▸ **EXERCISE GOAL**
Restate each of the lines below word for word and drop every picture.

▸ **DATASET EXTRACT**
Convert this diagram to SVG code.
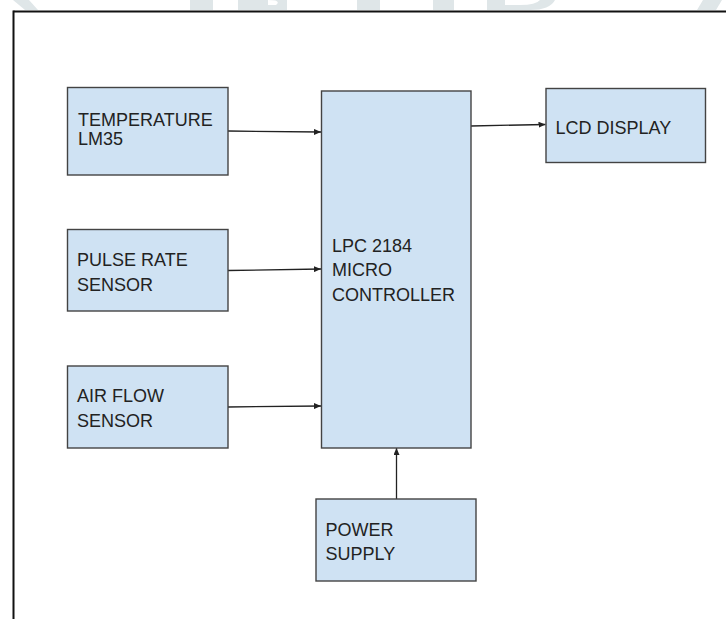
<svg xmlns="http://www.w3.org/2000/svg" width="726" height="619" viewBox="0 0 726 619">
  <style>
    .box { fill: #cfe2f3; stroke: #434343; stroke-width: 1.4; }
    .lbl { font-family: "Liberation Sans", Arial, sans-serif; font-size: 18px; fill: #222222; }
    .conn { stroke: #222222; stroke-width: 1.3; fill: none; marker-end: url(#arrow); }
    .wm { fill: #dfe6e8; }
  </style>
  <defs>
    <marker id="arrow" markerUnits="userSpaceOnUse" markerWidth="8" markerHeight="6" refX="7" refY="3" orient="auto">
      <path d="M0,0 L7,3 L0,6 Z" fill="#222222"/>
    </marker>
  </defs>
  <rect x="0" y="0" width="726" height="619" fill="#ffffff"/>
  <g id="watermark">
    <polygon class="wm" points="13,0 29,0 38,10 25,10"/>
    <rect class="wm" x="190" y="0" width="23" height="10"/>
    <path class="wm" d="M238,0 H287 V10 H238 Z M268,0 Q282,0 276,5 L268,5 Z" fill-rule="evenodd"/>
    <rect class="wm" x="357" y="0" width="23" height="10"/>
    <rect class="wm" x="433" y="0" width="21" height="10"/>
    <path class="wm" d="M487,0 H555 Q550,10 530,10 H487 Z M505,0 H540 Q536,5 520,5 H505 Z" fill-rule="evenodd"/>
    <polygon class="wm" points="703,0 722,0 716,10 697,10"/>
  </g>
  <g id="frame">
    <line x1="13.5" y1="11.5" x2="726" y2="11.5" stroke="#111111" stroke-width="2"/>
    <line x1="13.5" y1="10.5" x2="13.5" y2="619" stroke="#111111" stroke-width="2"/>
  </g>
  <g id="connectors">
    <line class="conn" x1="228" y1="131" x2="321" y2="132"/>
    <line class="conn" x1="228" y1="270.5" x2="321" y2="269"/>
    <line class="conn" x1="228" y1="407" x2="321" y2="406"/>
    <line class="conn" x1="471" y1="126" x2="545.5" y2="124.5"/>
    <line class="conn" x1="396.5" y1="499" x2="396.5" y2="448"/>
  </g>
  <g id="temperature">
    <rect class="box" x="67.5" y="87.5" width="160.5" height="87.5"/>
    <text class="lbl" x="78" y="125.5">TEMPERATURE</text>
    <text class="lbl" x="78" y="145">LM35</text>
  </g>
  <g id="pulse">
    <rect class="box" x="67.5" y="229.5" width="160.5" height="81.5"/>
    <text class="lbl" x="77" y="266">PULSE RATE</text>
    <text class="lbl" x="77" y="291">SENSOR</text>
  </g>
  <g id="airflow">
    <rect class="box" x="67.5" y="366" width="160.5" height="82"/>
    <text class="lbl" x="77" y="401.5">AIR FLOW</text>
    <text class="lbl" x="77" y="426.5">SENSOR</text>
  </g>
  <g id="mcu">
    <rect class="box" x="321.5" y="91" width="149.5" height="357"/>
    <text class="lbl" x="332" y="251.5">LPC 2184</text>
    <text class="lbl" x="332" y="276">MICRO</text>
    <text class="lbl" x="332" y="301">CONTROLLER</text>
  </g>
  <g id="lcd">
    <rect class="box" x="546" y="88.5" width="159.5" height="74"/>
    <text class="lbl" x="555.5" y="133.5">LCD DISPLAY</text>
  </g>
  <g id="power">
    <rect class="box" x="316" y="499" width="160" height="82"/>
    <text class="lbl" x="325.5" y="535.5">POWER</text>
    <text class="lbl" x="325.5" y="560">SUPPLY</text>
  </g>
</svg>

▸ **EXERCISE OUTPUT**
Convert this diagram to SVG code.
<svg xmlns="http://www.w3.org/2000/svg" width="726" height="619" viewBox="0 0 726 619">
  <style>
    .box { fill: #cfe2f3; stroke: #434343; stroke-width: 1.4; }
    .lbl { font-family: "Liberation Sans", Arial, sans-serif; font-size: 18px; fill: #222222; }
    .conn { stroke: #222222; stroke-width: 1.3; fill: none; marker-end: url(#arrow); }
    .wm { fill: #dfe6e8; }
  </style>
  <defs>
    <marker id="arrow" markerUnits="userSpaceOnUse" markerWidth="8" markerHeight="6" refX="7" refY="3" orient="auto">
      <path d="M0,0 L7,3 L0,6 Z" fill="#222222"/>
    </marker>
  </defs>
  <rect x="0" y="0" width="726" height="619" fill="#ffffff"/>
  <g id="watermark">
    <polygon class="wm" points="13,0 29,0 38,10 25,10"/>
    <rect class="wm" x="190" y="0" width="23" height="10"/>
    <path class="wm" d="M238,0 H287 V10 H238 Z M268,0 Q282,0 276,5 L268,5 Z" fill-rule="evenodd"/>
    <rect class="wm" x="357" y="0" width="23" height="10"/>
    <rect class="wm" x="433" y="0" width="21" height="10"/>
    <path class="wm" d="M487,0 H555 Q550,10 530,10 H487 Z M505,0 H540 Q536,5 520,5 H505 Z" fill-rule="evenodd"/>
    <polygon class="wm" points="703,0 722,0 716,10 697,10"/>
  </g>
  <g id="frame">
    <line x1="13.5" y1="11.5" x2="726" y2="11.5" stroke="#111111" stroke-width="2"/>
    <line x1="13.5" y1="10.5" x2="13.5" y2="619" stroke="#111111" stroke-width="2"/>
  </g>
  <g id="connectors">
    <line class="conn" x1="228" y1="131" x2="321" y2="132"/>
    <line class="conn" x1="228" y1="270.5" x2="321" y2="269"/>
    <line class="conn" x1="228" y1="407" x2="321" y2="406"/>
    <line class="conn" x1="471" y1="126" x2="545.5" y2="124.5"/>
    <line class="conn" x1="396.5" y1="499" x2="396.5" y2="448"/>
  </g>
  <g id="temperature">
    <rect class="box" x="67.5" y="87.5" width="160.5" height="87.5"/>
    <text class="lbl" x="78" y="125.5">TEMPERATURE</text>
    <text class="lbl" x="78" y="145">LM35</text>
  </g>
  <g id="pulse">
    <rect class="box" x="67.5" y="229.5" width="160.5" height="81.5"/>
    <text class="lbl" x="77" y="266">PULSE RATE</text>
    <text class="lbl" x="77" y="291">SENSOR</text>
  </g>
  <g id="airflow">
    <rect class="box" x="67.5" y="366" width="160.5" height="82"/>
    <text class="lbl" x="77" y="401.5">AIR FLOW</text>
    <text class="lbl" x="77" y="426.5">SENSOR</text>
  </g>
  <g id="mcu">
    <rect class="box" x="321.5" y="91" width="149.5" height="357"/>
    <text class="lbl" x="332" y="251.5">LPC 2184</text>
    <text class="lbl" x="332" y="276">MICRO</text>
    <text class="lbl" x="332" y="301">CONTROLLER</text>
  </g>
  <g id="lcd">
    <rect class="box" x="546" y="88.5" width="159.5" height="74"/>
    <text class="lbl" x="555.5" y="133.5">LCD DISPLAY</text>
  </g>
  <g id="power">
    <rect class="box" x="316" y="499" width="160" height="82"/>
    <text class="lbl" x="325.5" y="535.5">POWER</text>
    <text class="lbl" x="325.5" y="560">SUPPLY</text>
  </g>
</svg>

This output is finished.